Fast food giant McDonald’s is to buy back all its Israeli restaurants following a boycott of the brand in response to the Israel-Hamas war.

The company said it had reached an agreement with franchisee Alonyal for the return of 225 outlets across the country employing 5,000 people.

McDonald’s was criticised after Alonyal started giving away thousands of free meals to Israeli soldiers.

Sales in the region have slumped since the conflict began in October.

On Thursday, McDonald’s said a deal had been signed with Alonyal which has been running the chain of Golden Arches in Israel for more than 30 years.

The US company said the restaurants, operations and employees would be retained “on equivalent terms” and that it remained “committed to the Israeli market”. Terms of the sale were not revealed.

The boycott was sparked after Muslim-majority countries such as Kuwait, Malaysia and Pakistan issued statements distancing themselves from the firm for its perceived support of Israel.

Vocal protests were staged world-wide as the grassroots boycott spread beyond the Middle East.

In January the global food chain admitted the conflict had “meaningfully impacted” its performance with business in France, Indonesia and Malaysia suffering, although its trade in the Middle East was worst affected.

Chief executive Chris Kempczinski blamed the backlash on “misinformation” but it hit the bottom line nonetheless and the company missed its first quarterly sales target in nearly four years.

The boycott was described as “disheartening and ill-founded” by McDonald’s. The company relies on thousands of independent businesses to own and operate most of its more than 40,000 stores around the world.
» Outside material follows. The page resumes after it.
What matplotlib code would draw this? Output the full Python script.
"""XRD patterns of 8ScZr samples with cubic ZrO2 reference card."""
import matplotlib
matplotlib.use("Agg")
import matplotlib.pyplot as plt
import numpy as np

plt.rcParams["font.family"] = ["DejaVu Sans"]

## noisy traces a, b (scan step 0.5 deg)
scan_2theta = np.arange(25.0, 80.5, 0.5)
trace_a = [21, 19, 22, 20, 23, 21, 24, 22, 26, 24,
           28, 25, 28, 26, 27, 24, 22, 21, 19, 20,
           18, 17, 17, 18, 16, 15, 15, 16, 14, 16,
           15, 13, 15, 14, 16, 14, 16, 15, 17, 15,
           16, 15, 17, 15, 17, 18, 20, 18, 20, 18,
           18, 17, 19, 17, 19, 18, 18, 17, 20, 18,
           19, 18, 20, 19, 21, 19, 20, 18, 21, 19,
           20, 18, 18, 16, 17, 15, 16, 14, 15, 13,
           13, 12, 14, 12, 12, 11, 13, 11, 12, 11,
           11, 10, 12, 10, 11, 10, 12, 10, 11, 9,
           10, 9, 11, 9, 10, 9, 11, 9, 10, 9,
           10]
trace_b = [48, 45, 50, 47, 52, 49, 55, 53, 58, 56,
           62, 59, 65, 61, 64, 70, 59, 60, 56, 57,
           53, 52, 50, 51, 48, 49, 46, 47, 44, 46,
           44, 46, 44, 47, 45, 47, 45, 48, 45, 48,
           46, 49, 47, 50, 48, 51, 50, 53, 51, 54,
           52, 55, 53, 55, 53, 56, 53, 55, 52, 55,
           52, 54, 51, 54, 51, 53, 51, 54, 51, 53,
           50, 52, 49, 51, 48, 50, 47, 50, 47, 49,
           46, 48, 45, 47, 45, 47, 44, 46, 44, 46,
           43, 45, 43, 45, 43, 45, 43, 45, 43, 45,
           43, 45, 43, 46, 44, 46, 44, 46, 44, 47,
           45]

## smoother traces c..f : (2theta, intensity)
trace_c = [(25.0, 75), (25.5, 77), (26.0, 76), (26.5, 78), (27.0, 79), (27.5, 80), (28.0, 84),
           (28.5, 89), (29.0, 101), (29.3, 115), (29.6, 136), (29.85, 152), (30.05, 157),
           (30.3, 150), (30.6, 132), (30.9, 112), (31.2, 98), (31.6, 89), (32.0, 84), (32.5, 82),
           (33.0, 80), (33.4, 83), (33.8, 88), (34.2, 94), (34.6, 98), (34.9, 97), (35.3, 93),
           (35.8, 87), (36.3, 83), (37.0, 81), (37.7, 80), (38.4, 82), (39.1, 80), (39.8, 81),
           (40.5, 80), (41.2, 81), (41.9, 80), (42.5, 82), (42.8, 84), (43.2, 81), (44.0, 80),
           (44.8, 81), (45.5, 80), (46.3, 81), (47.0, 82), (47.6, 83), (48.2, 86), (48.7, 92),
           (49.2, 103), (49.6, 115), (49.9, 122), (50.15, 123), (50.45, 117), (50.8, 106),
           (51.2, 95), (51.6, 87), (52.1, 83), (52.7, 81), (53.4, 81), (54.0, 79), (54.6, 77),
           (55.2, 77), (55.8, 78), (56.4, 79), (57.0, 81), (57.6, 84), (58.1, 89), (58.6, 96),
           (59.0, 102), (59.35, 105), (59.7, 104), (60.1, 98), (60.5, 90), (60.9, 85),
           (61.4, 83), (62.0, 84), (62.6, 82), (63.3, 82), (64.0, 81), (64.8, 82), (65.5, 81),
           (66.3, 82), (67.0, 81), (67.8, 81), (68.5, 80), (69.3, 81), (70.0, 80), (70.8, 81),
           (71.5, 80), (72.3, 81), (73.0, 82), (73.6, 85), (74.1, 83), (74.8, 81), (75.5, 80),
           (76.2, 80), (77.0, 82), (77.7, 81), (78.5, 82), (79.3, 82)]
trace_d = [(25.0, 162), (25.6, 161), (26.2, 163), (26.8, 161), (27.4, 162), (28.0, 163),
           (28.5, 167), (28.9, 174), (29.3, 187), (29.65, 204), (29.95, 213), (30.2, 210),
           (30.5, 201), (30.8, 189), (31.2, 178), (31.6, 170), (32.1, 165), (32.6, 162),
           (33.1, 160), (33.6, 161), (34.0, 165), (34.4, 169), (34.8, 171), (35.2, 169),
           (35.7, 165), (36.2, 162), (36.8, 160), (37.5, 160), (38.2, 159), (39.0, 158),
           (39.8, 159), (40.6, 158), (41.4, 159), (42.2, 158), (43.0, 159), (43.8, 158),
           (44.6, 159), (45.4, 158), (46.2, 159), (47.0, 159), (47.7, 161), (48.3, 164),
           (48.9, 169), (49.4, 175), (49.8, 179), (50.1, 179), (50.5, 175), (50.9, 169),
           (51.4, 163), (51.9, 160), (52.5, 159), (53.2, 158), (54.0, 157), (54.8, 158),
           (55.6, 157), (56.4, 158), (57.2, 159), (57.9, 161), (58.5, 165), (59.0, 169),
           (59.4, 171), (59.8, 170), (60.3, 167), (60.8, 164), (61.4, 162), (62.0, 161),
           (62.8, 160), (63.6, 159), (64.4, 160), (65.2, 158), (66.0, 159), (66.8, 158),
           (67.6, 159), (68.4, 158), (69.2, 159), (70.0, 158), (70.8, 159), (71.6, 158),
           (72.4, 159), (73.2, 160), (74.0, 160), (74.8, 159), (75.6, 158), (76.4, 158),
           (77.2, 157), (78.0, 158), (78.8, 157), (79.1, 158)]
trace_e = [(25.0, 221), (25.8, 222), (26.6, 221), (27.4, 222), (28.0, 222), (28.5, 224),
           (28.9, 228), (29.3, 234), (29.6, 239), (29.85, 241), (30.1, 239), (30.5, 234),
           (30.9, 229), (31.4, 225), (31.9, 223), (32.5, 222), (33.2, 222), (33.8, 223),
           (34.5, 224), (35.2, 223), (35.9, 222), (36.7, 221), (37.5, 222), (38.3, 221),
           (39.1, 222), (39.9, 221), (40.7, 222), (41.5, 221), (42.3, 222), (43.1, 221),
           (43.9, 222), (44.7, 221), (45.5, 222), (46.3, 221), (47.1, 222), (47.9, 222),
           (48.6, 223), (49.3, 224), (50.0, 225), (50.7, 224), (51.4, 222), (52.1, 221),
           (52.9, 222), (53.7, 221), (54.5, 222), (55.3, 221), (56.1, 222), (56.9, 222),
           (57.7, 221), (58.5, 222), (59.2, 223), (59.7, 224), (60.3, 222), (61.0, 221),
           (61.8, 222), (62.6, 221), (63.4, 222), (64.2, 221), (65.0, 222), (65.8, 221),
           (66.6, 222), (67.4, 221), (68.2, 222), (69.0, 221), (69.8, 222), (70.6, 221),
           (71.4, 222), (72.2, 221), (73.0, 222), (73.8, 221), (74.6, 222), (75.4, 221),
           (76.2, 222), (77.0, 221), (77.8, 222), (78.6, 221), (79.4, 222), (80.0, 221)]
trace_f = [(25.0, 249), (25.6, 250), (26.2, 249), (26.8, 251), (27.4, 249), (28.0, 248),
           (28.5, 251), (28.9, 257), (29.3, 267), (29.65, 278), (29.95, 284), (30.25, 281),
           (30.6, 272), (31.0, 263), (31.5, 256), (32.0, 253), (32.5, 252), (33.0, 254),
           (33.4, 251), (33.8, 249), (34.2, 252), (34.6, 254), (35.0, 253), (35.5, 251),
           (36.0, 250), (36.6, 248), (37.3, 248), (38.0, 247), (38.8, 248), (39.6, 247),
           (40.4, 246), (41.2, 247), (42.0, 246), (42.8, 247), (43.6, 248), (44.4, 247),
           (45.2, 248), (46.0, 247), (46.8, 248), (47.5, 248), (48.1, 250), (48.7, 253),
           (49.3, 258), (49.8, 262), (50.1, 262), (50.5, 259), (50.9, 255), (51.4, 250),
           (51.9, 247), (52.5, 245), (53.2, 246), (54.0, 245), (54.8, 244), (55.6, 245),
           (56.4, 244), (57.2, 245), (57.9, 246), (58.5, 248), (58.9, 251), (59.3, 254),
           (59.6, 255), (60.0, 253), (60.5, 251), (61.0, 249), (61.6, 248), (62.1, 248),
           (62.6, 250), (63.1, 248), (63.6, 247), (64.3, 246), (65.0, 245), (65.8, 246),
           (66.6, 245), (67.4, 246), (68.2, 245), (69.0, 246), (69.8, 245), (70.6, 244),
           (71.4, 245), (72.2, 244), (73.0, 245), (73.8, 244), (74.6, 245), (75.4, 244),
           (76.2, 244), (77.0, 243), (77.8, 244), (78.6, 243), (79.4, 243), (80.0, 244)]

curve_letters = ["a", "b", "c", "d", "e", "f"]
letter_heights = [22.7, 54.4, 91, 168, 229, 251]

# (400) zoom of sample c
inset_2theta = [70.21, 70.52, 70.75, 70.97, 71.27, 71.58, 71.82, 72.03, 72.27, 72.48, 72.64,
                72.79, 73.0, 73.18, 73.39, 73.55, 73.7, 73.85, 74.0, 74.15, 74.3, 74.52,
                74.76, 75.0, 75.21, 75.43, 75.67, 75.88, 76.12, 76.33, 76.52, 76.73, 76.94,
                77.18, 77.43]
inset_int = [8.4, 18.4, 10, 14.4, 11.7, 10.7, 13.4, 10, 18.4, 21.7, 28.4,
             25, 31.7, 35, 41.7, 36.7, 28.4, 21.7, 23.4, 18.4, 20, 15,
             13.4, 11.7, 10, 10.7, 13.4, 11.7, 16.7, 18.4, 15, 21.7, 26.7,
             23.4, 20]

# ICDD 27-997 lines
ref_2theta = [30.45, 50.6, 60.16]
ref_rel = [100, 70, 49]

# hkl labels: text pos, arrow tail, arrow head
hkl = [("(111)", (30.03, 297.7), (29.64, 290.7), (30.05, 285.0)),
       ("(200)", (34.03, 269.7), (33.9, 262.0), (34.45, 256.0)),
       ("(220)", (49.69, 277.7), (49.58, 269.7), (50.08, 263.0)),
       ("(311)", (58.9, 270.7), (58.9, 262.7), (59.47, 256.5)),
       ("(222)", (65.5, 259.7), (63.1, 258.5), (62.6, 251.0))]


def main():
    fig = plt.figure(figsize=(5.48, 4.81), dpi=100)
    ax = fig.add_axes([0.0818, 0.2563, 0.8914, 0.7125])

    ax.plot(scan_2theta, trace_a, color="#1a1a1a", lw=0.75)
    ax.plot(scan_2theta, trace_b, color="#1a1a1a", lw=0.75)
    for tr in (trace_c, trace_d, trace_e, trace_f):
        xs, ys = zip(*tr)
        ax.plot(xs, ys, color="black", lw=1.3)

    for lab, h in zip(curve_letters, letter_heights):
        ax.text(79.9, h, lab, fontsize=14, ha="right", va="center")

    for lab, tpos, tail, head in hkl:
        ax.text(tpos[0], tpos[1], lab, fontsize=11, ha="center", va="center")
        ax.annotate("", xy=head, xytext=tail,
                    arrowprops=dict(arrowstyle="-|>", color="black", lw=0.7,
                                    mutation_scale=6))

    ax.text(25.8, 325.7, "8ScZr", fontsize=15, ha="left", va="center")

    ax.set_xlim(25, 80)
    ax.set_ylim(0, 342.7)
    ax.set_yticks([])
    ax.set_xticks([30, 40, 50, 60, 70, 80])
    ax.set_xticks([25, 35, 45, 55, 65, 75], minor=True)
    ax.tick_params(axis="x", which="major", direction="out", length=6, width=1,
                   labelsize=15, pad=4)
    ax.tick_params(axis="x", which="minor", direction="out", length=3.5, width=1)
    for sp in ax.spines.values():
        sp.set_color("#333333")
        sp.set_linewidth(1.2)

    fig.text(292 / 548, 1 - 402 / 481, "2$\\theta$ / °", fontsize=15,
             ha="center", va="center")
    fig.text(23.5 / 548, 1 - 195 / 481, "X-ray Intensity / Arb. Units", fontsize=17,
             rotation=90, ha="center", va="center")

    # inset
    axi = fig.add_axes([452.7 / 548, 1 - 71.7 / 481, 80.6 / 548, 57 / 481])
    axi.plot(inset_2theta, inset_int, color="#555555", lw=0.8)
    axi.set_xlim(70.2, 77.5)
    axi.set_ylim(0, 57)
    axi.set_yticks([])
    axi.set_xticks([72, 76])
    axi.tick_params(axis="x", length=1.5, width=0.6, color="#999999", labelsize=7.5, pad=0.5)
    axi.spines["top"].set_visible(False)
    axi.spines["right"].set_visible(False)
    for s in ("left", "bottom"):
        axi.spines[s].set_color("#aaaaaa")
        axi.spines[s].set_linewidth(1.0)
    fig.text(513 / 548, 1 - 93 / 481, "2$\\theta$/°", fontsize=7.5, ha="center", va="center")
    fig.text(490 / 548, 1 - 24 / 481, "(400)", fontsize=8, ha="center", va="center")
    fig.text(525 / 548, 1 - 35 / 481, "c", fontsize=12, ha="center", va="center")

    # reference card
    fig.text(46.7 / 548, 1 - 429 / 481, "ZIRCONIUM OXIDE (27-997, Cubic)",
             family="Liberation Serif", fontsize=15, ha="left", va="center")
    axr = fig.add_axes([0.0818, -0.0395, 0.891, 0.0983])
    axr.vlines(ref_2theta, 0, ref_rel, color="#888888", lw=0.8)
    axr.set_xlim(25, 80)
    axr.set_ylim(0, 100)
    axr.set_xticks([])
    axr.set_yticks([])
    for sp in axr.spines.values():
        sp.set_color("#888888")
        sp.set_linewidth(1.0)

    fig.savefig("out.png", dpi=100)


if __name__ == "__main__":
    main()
About 5% are located in the Middle East.

“In every country where we operate, including in Muslim countries, McDonald’s is proudly represented by local owner operators,” Mr Kempczinski said at the time.
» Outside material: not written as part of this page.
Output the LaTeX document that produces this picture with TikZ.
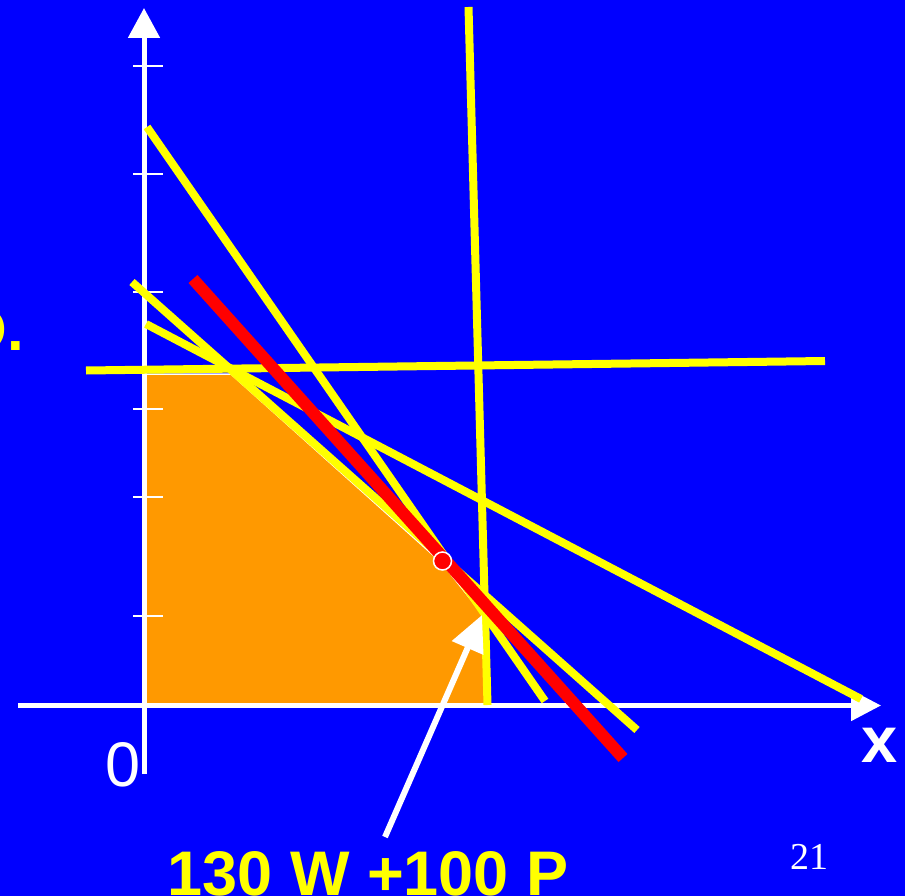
\documentclass[tikz,border=0pt]{standalone}
\usepackage{fontspec}
\setmainfont{Liberation Sans}
\newfontfamily\seriffont{Liberation Serif}
\usetikzlibrary{arrows.meta}
\definecolor{bgblue}{RGB}{0,0,255}
\definecolor{ylw}{RGB}{255,255,0}
\definecolor{org}{RGB}{255,153,0}
\begin{document}
\begin{tikzpicture}[x=1pt,y=-1pt,
  axisline/.style={white,line width=5pt},
  tickline/.style={white,line width=2pt},
  constraint/.style={ylw,line width=8pt},
  objective/.style={red,line width=12pt},
  pointer/.style={white,line width=6pt,-{Triangle[length=36pt,width=33pt]}},
  lbl/.style={inner sep=0pt,outer sep=0pt}]
\useasboundingbox (0,0) rectangle (905,896);
\fill[bgblue] (0,0) rectangle (905,896);
% feasible region
\filldraw[fill=org,draw=white,line width=1.5pt]
  (146,374) -- (231,374) -- (442,563) -- (484,616) -- (490,706) -- (146,706) -- cycle;
% axes
\coordinate (xs) at (18,705.5);
\coordinate (xe) at (881,705.5);
\coordinate (ys) at (144,774);
\coordinate (ye) at (144,8);
\draw[axisline,-{Triangle[length=30pt,width=30pt]}] (xs) -- (xe);
\draw[axisline,-{Triangle[length=30pt,width=31pt]}] (ys) -- (ye);
% ticks
\foreach \ty in {66,174,292,409,497,616}
  \draw[tickline] (133,\ty) -- (163,\ty);
% constraint lines
\coordinate (a1) at (468.5,7);   \coordinate (a2) at (487.5,705);
\coordinate (b1) at (86,370.5);  \coordinate (b2) at (825,361);
\coordinate (c1) at (147,127);   \coordinate (c2) at (545,701);
\coordinate (d1) at (132,282);   \coordinate (d2) at (637,730);
\coordinate (e1) at (146,324);   \coordinate (e2) at (861,699);
\draw[constraint] (a1) -- (a2);
\draw[constraint] (b1) -- (b2);
\draw[constraint] (c1) -- (c2);
\draw[constraint] (d1) -- (d2);
\draw[constraint] (e1) -- (e2);
% objective line
\coordinate (r1) at (193,279);
\coordinate (r2) at (623,758);
\draw[objective] (r1) -- (r2);
% optimum
\filldraw[fill=red,draw=white,line width=1.5pt] (442.5,561) circle[radius=9];
% pointer
\coordinate (p1) at (385,837);
\coordinate (p2) at (482,615);
\draw[pointer] (p1) -- (p2);
% labels
\node[lbl,ylw,font=\bfseries\fontsize{63}{63}\selectfont,anchor=base] (obj) at (368,895) {130 W +100 P};
\node[lbl,white,font=\fontsize{63}{63}\selectfont,anchor=base] (zero) at (123,786) {0};
\node[lbl,white,font=\bfseries\fontsize{65}{65}\selectfont,anchor=base] (xl) at (880,762) {x};
\node[lbl,white,font=\seriffont\fontsize{38}{38}\selectfont,anchor=base] (pg) at (809,869) {21};
\node[lbl,ylw,font=\bfseries\fontsize{60}{60}\selectfont,anchor=base east] (cut) at (24,350) {O.};
\end{tikzpicture}
\end{document}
“So long as this war is going on… we’re not expecting to see any significant improvement [in these markets],” the McDonald’s boss added.

The company will be hoping that by taking the Israeli business back “in house” it can restore its reputation in the Middle East and meet its key sales targets once more.

Much of the Gaza Strip has been devastated during the Israeli military operations that began after Hamas-led gunmen attacked southern Israel on 7 October, killing about 1,200 people and seizing 253 hostages.

About 130 of the hostages remain in captivity, at least 34 of whom are presumed dead.

More than 33,000 people have been killed in Gaza since then, the territory’s Hamas-run health ministry says.